Out-Law News | 01 Sep 2017 | 2:35 pm | 2 min. read
Elizabeth Denham said that public sector bodies cannot avoid the potential disclosure of information under the FOI regime by using new communications apps.
However, she said her office had recently backed one government department's refusal of a FOI request for information held on 'Slack', a cloud-based communication tool, because preparing the information for release would have involved "manually reviewing around 65,000 messages". The Cabinet Office relied on an exemption under FOI laws to refuse the request as a result.
"Although we supported the Cabinet Office’s reason not to disclose the communications in Slack cloud in this case, the citizen’s complaint raised novel issues about compliance with the requirements of the Freedom of Information Act." Denham said in a speech on Thursday at the Archives and Records Association annual conference. "Technological changes, such as the advent of cloud based communication tools like Slack, impact the way public servants communicate with each other."
"Our current view is that information held by public bodies, whether in a Whatsapp account, cloud-based tool or text message, is subject to the Freedom of Information Act if that information relates to the official business of the public body. That includes messages by government officials, advisors or ministers," she said. "In the context of information rights, it’s the message, not the medium that matters."
"We cannot maintain integrity of the public record while exempting tools such as Slack from effective procedures. Public authorities as well as private citizens require access to official information, wherever and however it may be stored… Important records captured and communicated through private accounts are easily forgotten or deleted. Use of private email accounts and instant messaging to conduct government business can frustrate good governance and undermine the public’s right to know," Denham said.
Last year, Denham said that organisations subject to FOI rules should also be placed under a new "duty to document". The new duty, she said at the time, would help address the fact that there are greater amounts of information in the digital age, and ensure the recording of that information is done "well".

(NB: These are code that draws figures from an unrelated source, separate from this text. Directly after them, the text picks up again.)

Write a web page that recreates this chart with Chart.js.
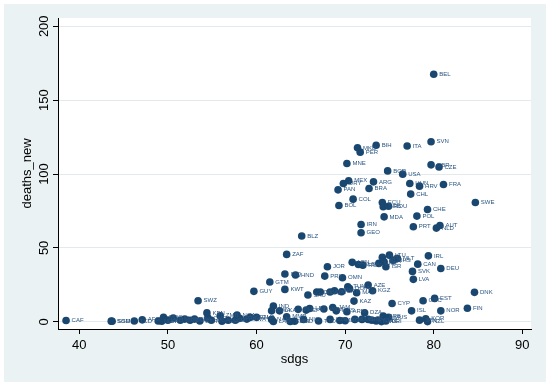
<!DOCTYPE html>
<html>
<head>
<meta charset="utf-8">
<script src="https://cdn.jsdelivr.net/npm/chart.js@4.4.0/dist/chart.umd.min.js"></script>
<style>
  html, body { margin: 0; padding: 0; background: #fff; }
</style>
</head>
<body>
<canvas id="myChart" width="550" height="386"></canvas>
<script>
// country codes, sdgs score and new deaths
const codes = ['CAF','SSD','SOM','TCD','AFG','NER','MDG','LBR','MLI','GIN','MOZ','BEN','TGO','BFA','ETH','SWZ','KEN','CMR','UGA','ZMB',
  'TZA','LSO','NGA','PAK','HTI','RWA','SEN','GHA','GUY','GTM','IND','BWA','LKA','NAM','LAO','IRQ','HND','KWT','ZAF','BLZ',
  'MMR','KHM','BGD','PHL','CPV','LBY','SAU','NIC','IDN','SLV','TTO','PRY','VNM','JOR','QAT','EGY','BRN','JAM','MYS','UZB',
  'MNG','SGP','OMN','TUN','DOM','ARM','KAZ','LBN','ALB','RUS','MAR','AZE','KGZ','DZA','CUB','VEN','FJI','THA','SYC','CHN',
  'ATG','CRI','BRB','MUS','UKR','LUX','LTU','BLR','BHS','MLT','ISR','CYP','IRL','CAN','DEU','SVK','LVA','DNK','GRC','EST',
  'ISL','NOR','FIN','JPN','KOR','NZL','GEO','IRN','PRT','NLD','AUT','MDA','POL','CHE','BOL','ECU','SRB','ROU','SWE','COL',
  'CHL','PAN','BRA','HRV','FRA','HUN','URY','ARG','MEX','USA','BGR','CZE','GBR','MNE','PER','MKD','ITA','BIH','SVN','BEL'];

const sdgs = [38.5,43.7,43.6,46.2,47.1,48.9,49.5,49.3,50.0,50.6,51.4,51.9,52.5,53.0,53.6,53.4,54.4,54.5,54.9,55.9,
  56.1,56.8,57.8,58.1,57.6,58.9,59.3,60.0,59.7,61.5,61.9,61.7,62.6,61.7,61.9,63.2,64.4,63.2,63.4,65.1,
  63.4,63.8,64.3,64.7,65.6,66.0,65.8,65.3,66.8,67.2,67.0,67.7,67.6,68.0,68.3,68.8,69.6,68.6,69.0,68.3,
  69.4,70.0,69.7,70.3,70.5,70.2,71.0,70.8,71.5,72.0,71.3,72.6,73.1,72.2,71.1,71.9,72.6,73.5,73.0,73.7,
  74.1,74.6,74.3,74.9,73.8,74.2,75.0,74.4,75.4,75.9,74.6,75.3,79.4,78.2,80.8,77.6,77.7,84.6,78.8,80.1,
  77.5,80.8,83.8,78.4,79.1,79.3,71.8,71.8,77.7,80.3,80.7,74.4,78.1,79.3,69.3,74.2,74.3,74.9,84.7,70.9,
  77.4,69.2,72.7,78.4,81.1,77.3,69.8,73.2,70.4,76.5,74.8,80.6,79.7,70.2,71.7,71.4,77.0,73.5,79.7,80.0];

const deathsNew = [0.9,0.3,0.4,0.5,1.3,0.5,3.0,0.4,1.1,2.5,1.0,1.8,1.0,1.8,0.5,14.2,6.0,2.6,1.0,4.1,
  0.4,1.0,4.6,2.3,1.0,1.8,3.0,3.0,20.6,26.9,10.6,7.4,7.4,1.6,0.2,32.3,31.6,21.9,45.6,58.0,
  3.4,0.2,0.3,8.4,7.9,9.0,18.1,1.6,20.1,20.1,0.5,30.9,8.6,37.2,20.1,21.0,20.3,9.7,7.4,1.6,
  0.9,0.7,29.8,23.7,22.4,6.8,14.0,40.2,38.8,38.3,19.6,24.8,21.0,6.1,1.6,1.6,1.6,0.5,1.1,1.1,
  0.1,0.5,3.9,3.0,39.5,43.6,45.1,40.6,41.7,42.9,37.2,12.4,44.6,39.0,36.1,34.1,28.7,19.9,14.2,15.8,
  7.4,7.4,9.1,1.1,2.0,0.1,60.2,65.8,64.3,63.4,65.2,71.0,71.5,76.0,78.7,80.7,77.8,78.2,80.7,83.0,
  86.4,89.3,90.2,91.8,92.9,93.6,93.6,94.7,95.4,99.9,102.1,104.8,106.2,107.1,114.8,117.7,119.0,119.5,121.8,167.5];

const xTicks = [40, 50, 60, 70, 80, 90];
const yTicks = [0, 50, 100, 150, 200];

const navy = '#1a476f';
const fontFam = '"Liberation Sans", Arial, sans-serif';

// stata style: bluish frame, white plot, marker labels, vertical y labels
const stataLook = {
  id: 'stataLook',
  beforeDraw(chart) {
    const c = chart.ctx, a = chart.chartArea;
    c.save();
    c.fillStyle = '#ffffff';
    c.fillRect(0, 0, chart.width, chart.height);
    c.fillStyle = '#eaf2f3';
    c.fillRect(4, 4, 542, 378);
    c.fillStyle = '#ffffff';
    c.fillRect(a.left, a.top, a.right - a.left, a.bottom - a.top);
    c.restore();
  },
  afterDatasetsDraw(chart) {
    const c = chart.ctx;
    const meta = chart.getDatasetMeta(0);
    c.save();
    c.font = '6px ' + fontFam;
    c.fillStyle = '#2a5580';
    c.textBaseline = 'middle';
    c.textAlign = 'left';
    meta.data.forEach((pt, i) => {
      c.fillText(codes[i], pt.x + 5.5, pt.y);
    });
    c.restore();
  },
  afterDraw(chart) {
    const c = chart.ctx, ys = chart.scales.y;
    c.save();
    c.font = '13px ' + fontFam;
    c.fillStyle = '#000';
    c.textAlign = 'center';
    c.textBaseline = 'middle';
    yTicks.forEach(v => {
      c.save();
      c.translate(44.5, ys.getPixelForValue(v));
      c.rotate(-Math.PI / 2);
      c.fillText(String(v), 0, 0);
      c.restore();
    });
    c.restore();
  }
};

const ctx = document.getElementById('myChart');

var myChart = new Chart(ctx, {
  type: 'scatter',
  data: {
    datasets: [{
      label: 'deaths_new',
      data: sdgs.map((x, i) => ({ x: x, y: deathsNew[i] })),
      backgroundColor: navy,
      borderWidth: 0,
      pointRadius: 3.8,
      pointHoverRadius: 3.8
    }]
  },
  options: {
    responsive: false,
    animation: false,
    events: [],
    layout: { padding: { left: 0, right: 19, top: 18, bottom: 0 } },
    plugins: {
      legend: { display: false },
      tooltip: { enabled: false }
    },
    scales: {
      x: {
        type: 'linear',
        min: 37.59,
        max: 90.98,
        afterBuildTicks: s => { s.ticks = xTicks.map(v => ({ value: v })); },
        afterFit: s => { s.height = 57; },
        grid: { drawOnChartArea: false, tickColor: '#000', tickLength: 5 },
        border: { display: true, color: '#000', width: 1 },
        ticks: { color: '#000', padding: 4, maxRotation: 0, font: { size: 13, family: fontFam } },
        title: { display: true, text: 'sdgs', color: '#000', font: { size: 13, family: fontFam }, padding: { top: 0, bottom: 19 } }
      },
      y: {
        type: 'linear',
        min: -4.9,
        max: 205.6,
        afterBuildTicks: s => { s.ticks = yTicks.map(v => ({ value: v })); },
        afterFit: s => { s.width = 58; },
        grid: { color: '#e2eaee', lineWidth: 1, tickColor: '#000', tickLength: 5 },
        border: { display: true, color: '#000', width: 1 },
        ticks: { display: false },
        title: { display: true, text: 'deaths_new', color: '#000', font: { size: 13, family: fontFam }, padding: { top: 20, bottom: 0 } }
      }
    }
  },
  plugins: [stataLook]
});
</script>
</body>
</html>
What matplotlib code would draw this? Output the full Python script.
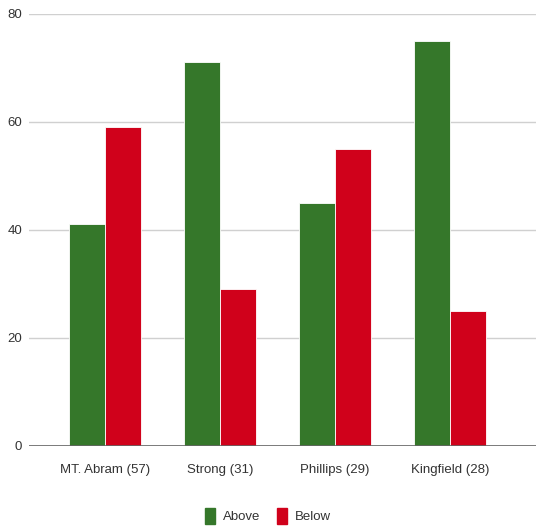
import numpy as np
import matplotlib
matplotlib.use("Agg")
import matplotlib.pyplot as plt
from matplotlib.patches import Patch

# data
towns = ["MT. Abram (57)", "Strong (31)", "Phillips (29)", "Kingfield (28)"]
above = [41, 71, 45, 75]
below = [59, 29, 55, 25]

green = "#35772a"
red = "#d0011b"

plt.rcParams["font.family"] = ["Liberation Sans", "DejaVu Sans"]

fig = plt.figure(figsize=(5.36, 5.29), dpi=100)
ax = fig.add_axes([29 / 536, 83 / 529, 1 - 29 / 536, (515.5 - 83) / 529])

x = np.arange(len(towns))
w = 0.313
ax.bar(x - w / 2, above, w, color=green, edgecolor="white", linewidth=0.6, zorder=3)
ax.bar(x + w / 2, below, w, color=red, edgecolor="white", linewidth=0.6, zorder=3)

ax.set_xlim(-0.661, 3.748)
ax.set_ylim(0, 80)
ax.set_yticks([0, 20, 40, 60, 80])
ax.set_xticks(x)
ax.set_xticklabels(towns)
ax.grid(axis="y", color="#d0d0d0", linewidth=1, zorder=0)
ax.axhline(0, color="#666666", linewidth=1.2, zorder=4)
for s in ax.spines.values():
    s.set_visible(False)
ax.tick_params(length=0, labelsize=9.5, colors="#333333")
ax.tick_params(axis="x", pad=13)
ax.tick_params(axis="y", pad=5)

handles = [Patch(color=green, label="Above"), Patch(color=red, label="Below")]
fig.legend(handles=handles, loc="center", bbox_to_anchor=(0.5, 1 - 516 / 529), ncol=2,
           frameon=False, fontsize=9.5, handlelength=0.8, handleheight=1.6,
           handletextpad=0.6, columnspacing=1.2, labelcolor="#333333")

fig.savefig("out.png", dpi=100, facecolor="white")
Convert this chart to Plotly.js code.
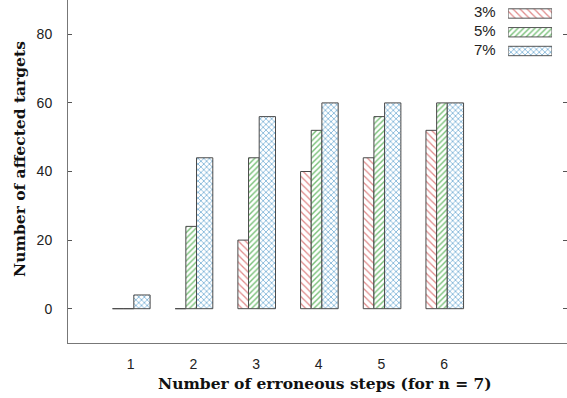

In her latest speech, the information commissioner again discussed the potential for a new 'duty to document' to be created. She said that such a duty had been successfully introduced in the Canadian province of British Columbia and confirmed that she is looking at whether new legislation to establish a new duty to document in the UK is needed.
"The duty to create records in appropriate circumstances, often called the 'duty to document' has been on information managers’ and regulators’ minds for a decade or more," Denham said. "I am talking about a positive duty in law to create records of significant decisions, actions and events. That means records explaining and providing context to why a specific course of action was taken. Minutes of important meetings, decisions, that led to policy change and new initiatives."
Denham also said she would address the fact that housing associations are not currently subject to FOI laws in the UK in a forthcoming report to parliament. She said that fact "introduces a significant gap in the public’s right to know".